## Stored data
-- begin --

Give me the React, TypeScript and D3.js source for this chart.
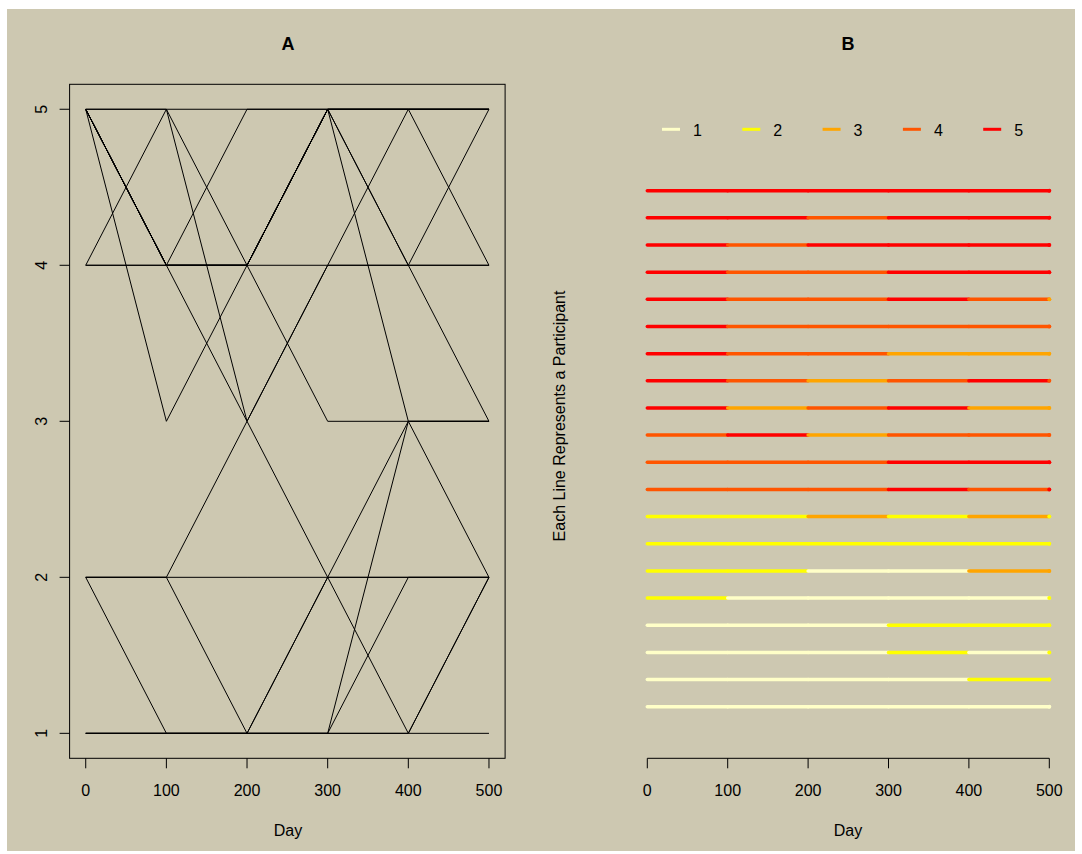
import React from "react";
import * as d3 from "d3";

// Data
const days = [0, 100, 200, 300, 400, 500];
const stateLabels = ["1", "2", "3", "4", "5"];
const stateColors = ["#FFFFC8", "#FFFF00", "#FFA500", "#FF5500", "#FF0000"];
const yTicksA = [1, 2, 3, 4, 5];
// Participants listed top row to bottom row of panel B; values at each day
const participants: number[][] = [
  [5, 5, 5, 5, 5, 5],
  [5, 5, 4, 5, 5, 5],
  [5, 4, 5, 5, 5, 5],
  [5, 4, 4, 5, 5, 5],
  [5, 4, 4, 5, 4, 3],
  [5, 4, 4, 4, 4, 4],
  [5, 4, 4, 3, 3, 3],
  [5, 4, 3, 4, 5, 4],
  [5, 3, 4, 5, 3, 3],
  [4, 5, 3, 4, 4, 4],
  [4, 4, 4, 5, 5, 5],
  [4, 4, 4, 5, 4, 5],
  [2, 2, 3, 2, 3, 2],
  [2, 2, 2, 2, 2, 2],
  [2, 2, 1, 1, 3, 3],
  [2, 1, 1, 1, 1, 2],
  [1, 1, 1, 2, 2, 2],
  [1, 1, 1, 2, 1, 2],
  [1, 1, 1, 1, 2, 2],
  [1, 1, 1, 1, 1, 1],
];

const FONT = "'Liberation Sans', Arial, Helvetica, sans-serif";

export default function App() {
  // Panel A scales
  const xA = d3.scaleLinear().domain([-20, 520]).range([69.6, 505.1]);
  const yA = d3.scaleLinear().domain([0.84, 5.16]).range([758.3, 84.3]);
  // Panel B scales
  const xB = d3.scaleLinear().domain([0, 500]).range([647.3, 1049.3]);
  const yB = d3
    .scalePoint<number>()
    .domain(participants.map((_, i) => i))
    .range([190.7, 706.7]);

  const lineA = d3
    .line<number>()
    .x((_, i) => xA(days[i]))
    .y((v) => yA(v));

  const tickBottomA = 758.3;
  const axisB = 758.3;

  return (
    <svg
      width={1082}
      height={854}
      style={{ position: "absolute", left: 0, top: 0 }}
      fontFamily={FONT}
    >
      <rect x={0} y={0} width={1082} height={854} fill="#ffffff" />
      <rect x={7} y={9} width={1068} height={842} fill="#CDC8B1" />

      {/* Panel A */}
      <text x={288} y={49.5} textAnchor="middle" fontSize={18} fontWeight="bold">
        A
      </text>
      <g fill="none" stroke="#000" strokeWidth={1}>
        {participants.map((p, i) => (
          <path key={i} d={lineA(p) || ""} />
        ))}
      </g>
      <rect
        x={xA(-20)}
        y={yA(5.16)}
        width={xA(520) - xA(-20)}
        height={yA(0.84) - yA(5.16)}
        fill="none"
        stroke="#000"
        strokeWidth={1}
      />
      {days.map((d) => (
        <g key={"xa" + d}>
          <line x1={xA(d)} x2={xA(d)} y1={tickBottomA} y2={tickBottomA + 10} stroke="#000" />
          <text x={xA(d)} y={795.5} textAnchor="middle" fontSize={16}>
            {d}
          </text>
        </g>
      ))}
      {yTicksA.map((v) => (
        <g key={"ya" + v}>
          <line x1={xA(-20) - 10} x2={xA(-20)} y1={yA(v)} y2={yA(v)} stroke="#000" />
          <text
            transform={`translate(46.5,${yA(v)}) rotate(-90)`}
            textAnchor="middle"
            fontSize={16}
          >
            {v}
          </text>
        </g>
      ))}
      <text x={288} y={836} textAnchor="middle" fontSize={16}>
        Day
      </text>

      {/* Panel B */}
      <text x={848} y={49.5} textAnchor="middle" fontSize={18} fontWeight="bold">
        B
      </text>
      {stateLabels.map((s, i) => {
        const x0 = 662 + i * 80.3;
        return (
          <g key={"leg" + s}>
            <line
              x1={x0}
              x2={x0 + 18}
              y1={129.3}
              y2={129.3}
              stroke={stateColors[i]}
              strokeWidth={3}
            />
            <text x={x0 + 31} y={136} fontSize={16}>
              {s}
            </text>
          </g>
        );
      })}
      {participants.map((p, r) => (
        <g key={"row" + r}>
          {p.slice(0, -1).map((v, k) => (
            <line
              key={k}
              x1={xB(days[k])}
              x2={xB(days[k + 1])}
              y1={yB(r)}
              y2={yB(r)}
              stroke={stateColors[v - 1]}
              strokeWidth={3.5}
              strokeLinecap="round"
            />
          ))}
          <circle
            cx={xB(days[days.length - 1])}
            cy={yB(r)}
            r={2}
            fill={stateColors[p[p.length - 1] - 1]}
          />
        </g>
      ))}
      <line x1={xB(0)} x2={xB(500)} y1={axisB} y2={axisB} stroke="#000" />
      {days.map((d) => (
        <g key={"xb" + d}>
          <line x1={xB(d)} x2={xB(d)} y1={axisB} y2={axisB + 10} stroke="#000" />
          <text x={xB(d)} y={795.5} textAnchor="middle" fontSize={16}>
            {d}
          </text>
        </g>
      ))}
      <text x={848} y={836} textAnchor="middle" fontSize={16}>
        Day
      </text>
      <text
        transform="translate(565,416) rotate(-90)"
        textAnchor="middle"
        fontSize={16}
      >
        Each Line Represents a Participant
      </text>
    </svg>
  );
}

-- end --

## Aim of the task
Restate the whole listing above exactly, please, omitting every image.

## Problem solution
Give me the React, TypeScript and D3.js source for this chart.
import React from "react";
import * as d3 from "d3";

// Data
const days = [0, 100, 200, 300, 400, 500];
const stateLabels = ["1", "2", "3", "4", "5"];
const stateColors = ["#FFFFC8", "#FFFF00", "#FFA500", "#FF5500", "#FF0000"];
const yTicksA = [1, 2, 3, 4, 5];
// Participants listed top row to bottom row of panel B; values at each day
const participants: number[][] = [
  [5, 5, 5, 5, 5, 5],
  [5, 5, 4, 5, 5, 5],
  [5, 4, 5, 5, 5, 5],
  [5, 4, 4, 5, 5, 5],
  [5, 4, 4, 5, 4, 3],
  [5, 4, 4, 4, 4, 4],
  [5, 4, 4, 3, 3, 3],
  [5, 4, 3, 4, 5, 4],
  [5, 3, 4, 5, 3, 3],
  [4, 5, 3, 4, 4, 4],
  [4, 4, 4, 5, 5, 5],
  [4, 4, 4, 5, 4, 5],
  [2, 2, 3, 2, 3, 2],
  [2, 2, 2, 2, 2, 2],
  [2, 2, 1, 1, 3, 3],
  [2, 1, 1, 1, 1, 2],
  [1, 1, 1, 2, 2, 2],
  [1, 1, 1, 2, 1, 2],
  [1, 1, 1, 1, 2, 2],
  [1, 1, 1, 1, 1, 1],
];

const FONT = "'Liberation Sans', Arial, Helvetica, sans-serif";

export default function App() {
  // Panel A scales
  const xA = d3.scaleLinear().domain([-20, 520]).range([69.6, 505.1]);
  const yA = d3.scaleLinear().domain([0.84, 5.16]).range([758.3, 84.3]);
  // Panel B scales
  const xB = d3.scaleLinear().domain([0, 500]).range([647.3, 1049.3]);
  const yB = d3
    .scalePoint<number>()
    .domain(participants.map((_, i) => i))
    .range([190.7, 706.7]);

  const lineA = d3
    .line<number>()
    .x((_, i) => xA(days[i]))
    .y((v) => yA(v));

  const tickBottomA = 758.3;
  const axisB = 758.3;

  return (
    <svg
      width={1082}
      height={854}
      style={{ position: "absolute", left: 0, top: 0 }}
      fontFamily={FONT}
    >
      <rect x={0} y={0} width={1082} height={854} fill="#ffffff" />
      <rect x={7} y={9} width={1068} height={842} fill="#CDC8B1" />

      {/* Panel A */}
      <text x={288} y={49.5} textAnchor="middle" fontSize={18} fontWeight="bold">
        A
      </text>
      <g fill="none" stroke="#000" strokeWidth={1}>
        {participants.map((p, i) => (
          <path key={i} d={lineA(p) || ""} />
        ))}
      </g>
      <rect
        x={xA(-20)}
        y={yA(5.16)}
        width={xA(520) - xA(-20)}
        height={yA(0.84) - yA(5.16)}
        fill="none"
        stroke="#000"
        strokeWidth={1}
      />
      {days.map((d) => (
        <g key={"xa" + d}>
          <line x1={xA(d)} x2={xA(d)} y1={tickBottomA} y2={tickBottomA + 10} stroke="#000" />
          <text x={xA(d)} y={795.5} textAnchor="middle" fontSize={16}>
            {d}
          </text>
        </g>
      ))}
      {yTicksA.map((v) => (
        <g key={"ya" + v}>
          <line x1={xA(-20) - 10} x2={xA(-20)} y1={yA(v)} y2={yA(v)} stroke="#000" />
          <text
            transform={`translate(46.5,${yA(v)}) rotate(-90)`}
            textAnchor="middle"
            fontSize={16}
          >
            {v}
          </text>
        </g>
      ))}
      <text x={288} y={836} textAnchor="middle" fontSize={16}>
        Day
      </text>

      {/* Panel B */}
      <text x={848} y={49.5} textAnchor="middle" fontSize={18} fontWeight="bold">
        B
      </text>
      {stateLabels.map((s, i) => {
        const x0 = 662 + i * 80.3;
        return (
          <g key={"leg" + s}>
            <line
              x1={x0}
              x2={x0 + 18}
              y1={129.3}
              y2={129.3}
              stroke={stateColors[i]}
              strokeWidth={3}
            />
            <text x={x0 + 31} y={136} fontSize={16}>
              {s}
            </text>
          </g>
        );
      })}
      {participants.map((p, r) => (
        <g key={"row" + r}>
          {p.slice(0, -1).map((v, k) => (
            <line
              key={k}
              x1={xB(days[k])}
              x2={xB(days[k + 1])}
              y1={yB(r)}
              y2={yB(r)}
              stroke={stateColors[v - 1]}
              strokeWidth={3.5}
              strokeLinecap="round"
            />
          ))}
          <circle
            cx={xB(days[days.length - 1])}
            cy={yB(r)}
            r={2}
            fill={stateColors[p[p.length - 1] - 1]}
          />
        </g>
      ))}
      <line x1={xB(0)} x2={xB(500)} y1={axisB} y2={axisB} stroke="#000" />
      {days.map((d) => (
        <g key={"xb" + d}>
          <line x1={xB(d)} x2={xB(d)} y1={axisB} y2={axisB + 10} stroke="#000" />
          <text x={xB(d)} y={795.5} textAnchor="middle" fontSize={16}>
            {d}
          </text>
        </g>
      ))}
      <text x={848} y={836} textAnchor="middle" fontSize={16}>
        Day
      </text>
      <text
        transform="translate(565,416) rotate(-90)"
        textAnchor="middle"
        fontSize={16}
      >
        Each Line Represents a Participant
      </text>
    </svg>
  );
}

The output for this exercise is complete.